The bell rang and a mob of middle school kids burst out of their classrooms and made a mad dash for their lockers. It was pandemonium! Conveniently every student was on the side of the hall that was completely opposite from where their lockers were. The stronger and older students primitively forced others out of their path, while sixth graders put their textbooks in front of their faces and walked slowly through the mob of students hoping to avoid collisions. Everyone was anxious to leave the school and go home to play video games or spend hours on the phone with friends discussing there most recent crush. (Yep, if there was one thing every student was good at it was making sure their brains were empty for the next day of school.) Well, everyone besides me. I wasn‘t in a rush. I had just moved to Joplin a couple of weeks ago and I didn’t have any friends to go talk to. Nor, did I have parents waiting outside to pick me up. (Both of my parents were teachers and my house was only a mile away. Put two and two together and I was the perfect candidate for that “privileged” group of students who got to walk home.)
Eventually, everything but the stench of seventh hour’s gym class and the echoes of squeaky shoes had cleared the halls. This was when I would make my escape. I hastened to my locker, threw in my textbooks and got out of the middle school’s oppressive walls faster than a nerdy kid can solve a math problem.
When I stepped outside the school, I was bombarded by exquisite senses. Panting, from sprinting out of the school building, I stopped to catch my breath, and breathed in clean air. After a day of walking through Axe fumes and boys who were going for a man’s natural odor, I cherished the brisk cold oxygen that reached my lungs. I took another deep breath and closed my eyes only to feel Jack Frost nipping at my now rosy cheeks. When I opened my eyes, I opened them to a world of vibrant color. Mango and crimson leaves cascaded down from balding trees across the street, covering the local lawns. The blue translucent sky took a supporting role to the bold colors of the leaves and created the perfect screen saver.
Although I never left that state of wonder and adoration, I did recall myself back to reality when I began to shiver. I pulled on my jacket and headed senses first into this new realm which I had already fallen in love with.
The brittle leaves crunched beneath my shoes as I walked home that day giving purpose to my walk and allowed me to strut confidently to my house. My mind was not on homework, neither was it filled with sadness from the move. Instead, I felt the spirit that kind of scene inspires. In that moment I was an artist capturing details that would help recreate the scene in my mind.
I silently wished that all year long could be this way, but alas seasons come and seasons change. And to my disappointment fall disappeared just as soon as it had come.

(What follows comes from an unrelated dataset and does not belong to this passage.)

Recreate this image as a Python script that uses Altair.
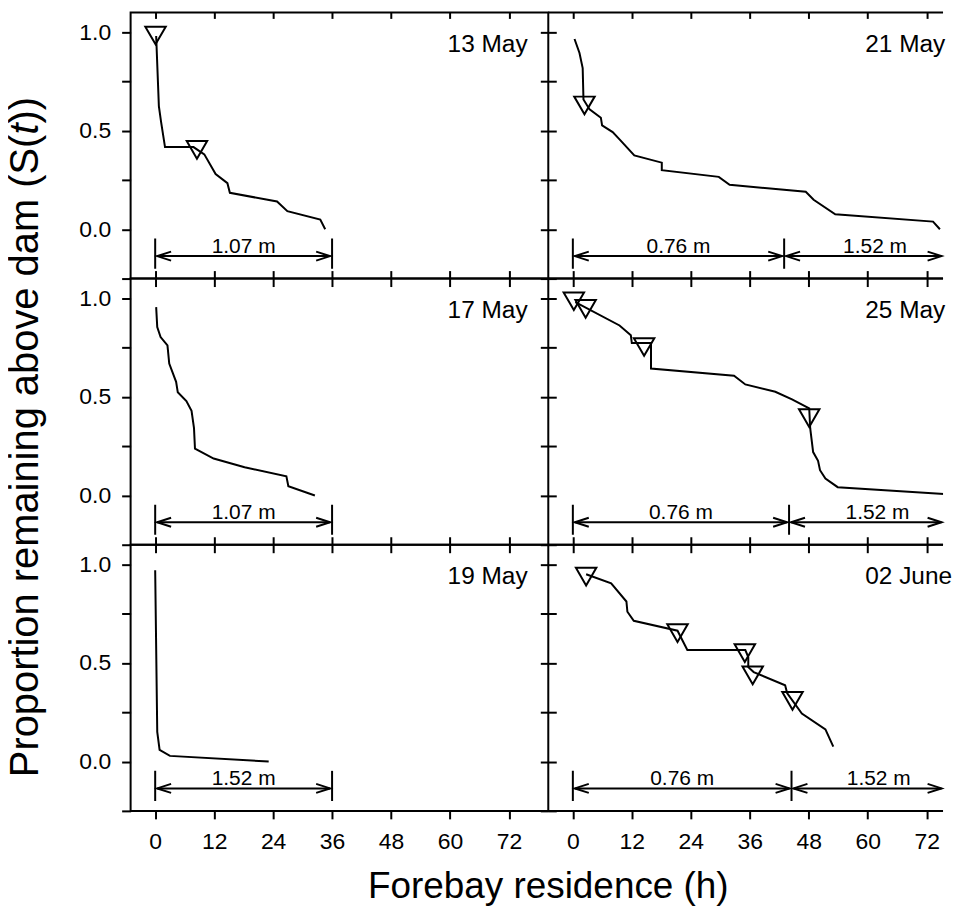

I am now a junior in high school and although I live too far away to walk home and relive my first fall, I constantly watch for sneak previews that tell me my favorite season is right around the corner.
I recently experienced one of these “sneak previews” at a friend’s slumber party. It was a typical all girls party. It was loud, fun, and filled with talk of boys. We played games and watched “The Office” and a couple of the girls even reenacted Twilight. It was hard not to burst out laughing when the actresses had to profess their love for each other! The hot tamale sugar rush, we were on, could only last so long, though, and eventually all of the party goers passed out amidst the popcorn and pillows on the floor of Rachel’s bedroom.
Ten hours later, my friends and I were back to partying. We were jumping on the trampoline teasing each other about our bed head and non made-up selves when I breathed in the brisk morning air and smelled fall. My favorite season was almost here! I was exuberant!
Although fall hasn’t changed since my first experience of it in seventh grade, it now takes on a deeper meaning. Now when I picture fall I think of much more than the beautiful scenery or walking home amongst the crunch of leaves. Rather I remember and anticipate spending Friday nights at football games where my friends and I cheered as if the number of touchdowns scored by the Joplin eagles depended on us. I recall all the times my friends and I lost our voices from trying to be louder than the cheerleaders at those games. I think of all the cute sweaters that I will be able to wear as the chilly weather sets in. I picture spending nights with my family drinking the kind of hot chocolate that is always watery no matter how much chocolate mix you put in it. I think of my September birthday and ponder the fact that I will be driving in less than a month. And I pause to wonder if the residents of Las Vegas know what they are missing.
People often comment that I must hate living in Joplin when I tell them I was raised in Las Vegas. To this comment I have only one reply: Cacti can look pretty and heat may prevent a person from getting the flu, but I would never go back to a Vegas summer after experiencing a Missouri fall.